Articles about flying cars in the MSM (main stream media) tend to follow a certain pattern. They look at current efforts of building flying cars—which remarkably all look a lot like regular, non-flying cars. If you’re lucky these articles also discuss past efforts, so that you get some historical perspective—for instance, the perspective that people have been designing, prototyping and dismissing flying cars for almost a century. And these articles often close with some made-up theory about how flying cars would lead to mayhem in the sky, followed by conjecture that this may be why we don’t have flying cars yet.
One of my larger objections to this trope is teleological in nature. I contend that we already have flying cars. They were invented in 1903 by two American brothers called Wright and have since taken the world by storm.
It turns out that if you put it like that, a whole lot of people will say: “but that’s not a flying car, that’s an airplane!” So what makes something a flying car? The image we have of flying cars is something straight out of the Jetsons or Back to the Future. It needs to be a vehicle. It needs to land and take off pretty much anywhere you like. It needs to be compact enough to park it near your house and comfortable enough to use for commuting or shopping. And it needs to have two more things, which I will discuss in a second. What it doesn’t need is to look like a car or to have wheels.
Even if you bring these extra limitations into the definition of flying cars, you still have the problem that this vehicle already exists. It’s called a helicopter. You have also introduced a problem for the lazy journalists, because this stricter definition of ‘flying car’ no longer includes any of the flying cars currently under development. The Pal-V’s and Terrafugias require dedicated airstrips to land and take off, so unless you live on an airport, they are not flying cars.

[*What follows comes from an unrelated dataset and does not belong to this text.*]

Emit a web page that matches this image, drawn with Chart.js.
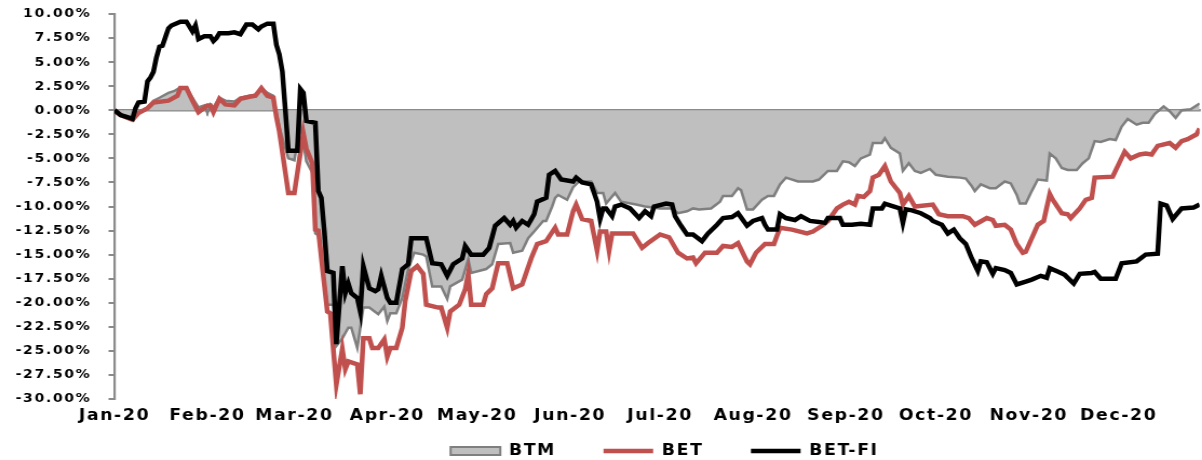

These modern flying cars are basically roadworthy aircraft. They look like cars (at least the bottom half) because when they are on the road, they are cars. What they are designed to solve is the problem that you aren’t allowed to land a helicopter just anywhere. They are 10% technological innovation and 90% legal work-around.
The way land-bound cars are advertised it would seem that their main purpose is personal freedom, especially freedom from roads full of other cars. Obviously if you own a car you realize that this is just a fantasy. If you use your car for commuting, you get used to being stuck in traffic for a considerable chunk of your life. But maybe flying cars could provide a solution? So that’s the final limitation that separates conventional aircraft from flying cars.

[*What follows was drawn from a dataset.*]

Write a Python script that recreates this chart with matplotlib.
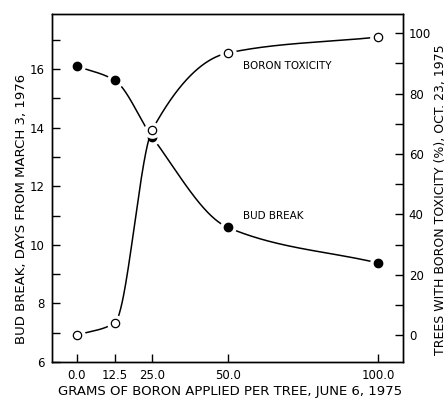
import numpy as np
import matplotlib
matplotlib.use("Agg")
import matplotlib.pyplot as plt

# values
grams = [0.0, 12.5, 25.0, 50.0, 100.0]
bud_break = [16.1, 15.62, 13.68, 10.6, 9.38]
toxicity = [0.0, 4.0, 68.0, 93.4, 98.7]
x_tick_labels = ["0.0", "12.5", "25.0", "50.0", "100.0"]


def pchip(x, y, xs):
    # monotone cubic through the points, used only to draw the smooth line
    x = np.asarray(x, float)
    y = np.asarray(y, float)
    h = np.diff(x)
    d = np.diff(y) / h
    m = np.zeros_like(y)
    for k in range(1, len(x) - 1):
        if d[k - 1] * d[k] > 0:
            w1 = 2 * h[k] + h[k - 1]
            w2 = h[k] + 2 * h[k - 1]
            m[k] = (w1 + w2) / (w1 / d[k - 1] + w2 / d[k])
    m[0] = d[0]
    m[-1] = d[-1]
    idx = np.clip(np.searchsorted(x, xs) - 1, 0, len(x) - 2)
    t = (xs - x[idx]) / h[idx]
    h00 = 2 * t**3 - 3 * t**2 + 1
    h10 = t**3 - 2 * t**2 + t
    h01 = -2 * t**3 + 3 * t**2
    h11 = t**3 - t**2
    return h00 * y[idx] + h10 * h[idx] * m[idx] + h01 * y[idx + 1] + h11 * h[idx] * m[idx + 1]


fig = plt.figure(figsize=(4.48, 3.99), dpi=100)
ax = fig.add_axes([0.116, 0.0927, 0.784, 0.872])
ax2 = ax.twinx()

xs = np.linspace(0, 100, 600)

ax.plot(xs, pchip(grams, bud_break, xs), color="black", lw=1.1, zorder=1)
ax.plot(grams, bud_break, "o", ms=11, color="white", zorder=2)
ax.plot(grams, bud_break, "o", ms=6, color="black", zorder=3)

ax2.plot(xs, pchip(grams, toxicity, xs), color="black", lw=1.1, zorder=1)
ax2.plot(grams, toxicity, "o", ms=11, color="white", zorder=2)
ax2.plot(grams, toxicity, "o", ms=6, mfc="white", mec="black", mew=0.9, zorder=3)

ax.set_xlim(-8.3, 108.3)
ax.set_ylim(6, 17.88)
ax2.set_ylim(-8.9, 106.3)

ax.set_xticks(grams)
ax.set_xticklabels(x_tick_labels)
ax.set_yticks(np.arange(6, 18, 1))
ax.set_yticklabels([str(v) if v % 2 == 0 else "" for v in range(6, 18)])
ax2.set_yticks(np.arange(0, 110, 10))
ax2.set_yticklabels([str(v) if v % 20 == 0 else "" for v in range(0, 110, 10)])

for a in (ax, ax2):
    a.tick_params(direction="in", length=6, width=1, labelsize=8.5, pad=5)
    for s in a.spines.values():
        s.set_linewidth(1)
ax2.tick_params(labelsize=8.5, pad=4)

fig.text(0.513, 0.018, "GRAMS OF BORON APPLIED PER TREE, JUNE 6, 1975",
         fontsize=9.5, ha="center", va="center")
fig.text(0.049, 0.476, "BUD BREAK, DAYS FROM MARCH 3, 1976",
         fontsize=9.5, rotation=90, ha="center", va="center")
fig.text(0.983, 0.5, "TREES WITH BORON TOXICITY (%), OCT. 23, 1975",
         fontsize=9, rotation=90, ha="center", va="center")

ax.text(55, 16.1, "BORON TOXICITY", fontsize=7.5, va="center")
ax.text(55, 10.98, "BUD BREAK", fontsize=7.5, va="center")

fig.savefig("out.png", dpi=100)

So what makes a flying car again?
- It is a vehicle.
- That is capable of taking off and landing where and when its operator desires.

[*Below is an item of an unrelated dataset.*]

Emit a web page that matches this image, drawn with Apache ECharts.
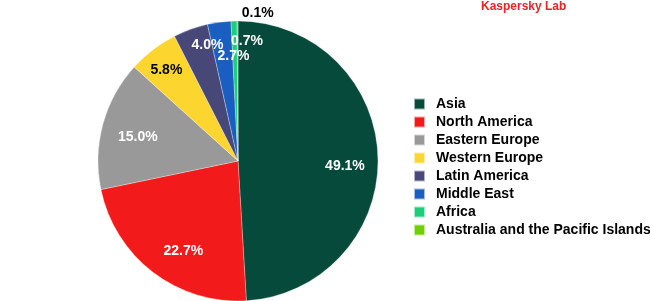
<!DOCTYPE html>
<html>
<head>
<meta charset="utf-8">
<script src="https://cdn.jsdelivr.net/npm/echarts@6/dist/echarts.min.js"></script>
<style>html,body{margin:0;padding:0;background:#fff;}#c{width:650px;height:301px;}</style>
</head>
<body>
<div id="c"></div>
<script>
var categories = ['Asia', 'North America', 'Eastern Europe', 'Western Europe', 'Latin America', 'Middle East', 'Africa', 'Australia and the Pacific Islands'];
var values = [49.1, 22.7, 15.0, 5.8, 4.0, 2.7, 0.7, 0.1];
var colors = ['#064a3c', '#f21a1a', '#999999', '#fdd52f', '#474878', '#1b5ec2', '#19cf7c', '#6fcf00'];
// label adjustments (placement and colour only)
var labelTweaks = {
  0: {offset: [-1, 8]},
  1: {offset: [11, 4]},
  2: {offset: [4, 4]},
  3: {offset: [-6, -5], color: '#000'},
  4: {offset: [6, -14]},
  5: {offset: [10, 2]},
  6: {offset: [12, -12]},
  7: {offset: [20, -40], color: '#000'}
};

var chart = echarts.init(document.getElementById('c'), null, {renderer: 'canvas'});
var center = [238, 161];

var mainData = categories.map(function (n, i) {
  return {name: n, value: values[i], itemStyle: {color: colors[i]}};
});
var labelData = categories.map(function (n, i) {
  var lab = {show: true};
  if (labelTweaks[i]) {
    for (var k in labelTweaks[i]) lab[k] = labelTweaks[i][k];
  }
  return {name: n, value: values[i], itemStyle: {color: 'rgba(0,0,0,0)'}, label: lab};
});

chart.setOption({
  animation: false,
  color: colors,
  graphic: [{
    type: 'text', left: 481, top: 1,
    style: {text: 'Kaspersky Lab', fill: '#ee2228', font: 'bold 12px "Liberation Sans", Arial, sans-serif'}
  }],
  legend: {
    orient: 'vertical',
    left: 413,
    top: 97,
    padding: 0,
    itemWidth: 11,
    itemHeight: 11,
    itemGap: 4,
    icon: 'rect',
    data: categories,
    selectedMode: false,
    textStyle: {
      fontFamily: '"Liberation Sans", Arial, sans-serif',
      fontWeight: 'bold',
      fontSize: 14,
      lineHeight: 11,
      color: '#000',
      padding: [0, 0, 0, 6]
    }
  },
  series: [{
    type: 'pie',
    center: center,
    radius: 140,
    startAngle: 90,
    clockwise: true,
    data: mainData,
    label: {show: false},
    labelLine: {show: false},
    itemStyle: {borderColor: 'rgba(255,255,255,0.6)', borderWidth: 0.5},
    emphasis: {disabled: true},
    silent: true
  }, {
    type: 'pie',
    center: center,
    radius: [70, 140],
    startAngle: 90,
    clockwise: true,
    avoidLabelOverlap: false,
    labelLayout: {hideOverlap: false},
    data: labelData,
    label: {
      show: true,
      position: 'inside',
      formatter: function (p) { return p.value.toFixed(1) + '%'; },
      color: '#fff',
      fontFamily: '"Liberation Sans", Arial, sans-serif',
      fontWeight: 'bold',
      fontSize: 14
    },
    labelLine: {show: false},
    emphasis: {disabled: true},
    silent: true
  }]
});
</script>
</body>
</html>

- That is allowed to take off and land where and when its operator desires.
Interestingly the very idea of what a flying car is also contributes to make it so that we don’t have them. The final two defining features are after all legal and psychological/sociological in nature, and such problems can be tricky to solve. (I wrote something other than ‘tricky to solve’, but I’ll leave the anti-technocratic rant for some other time.)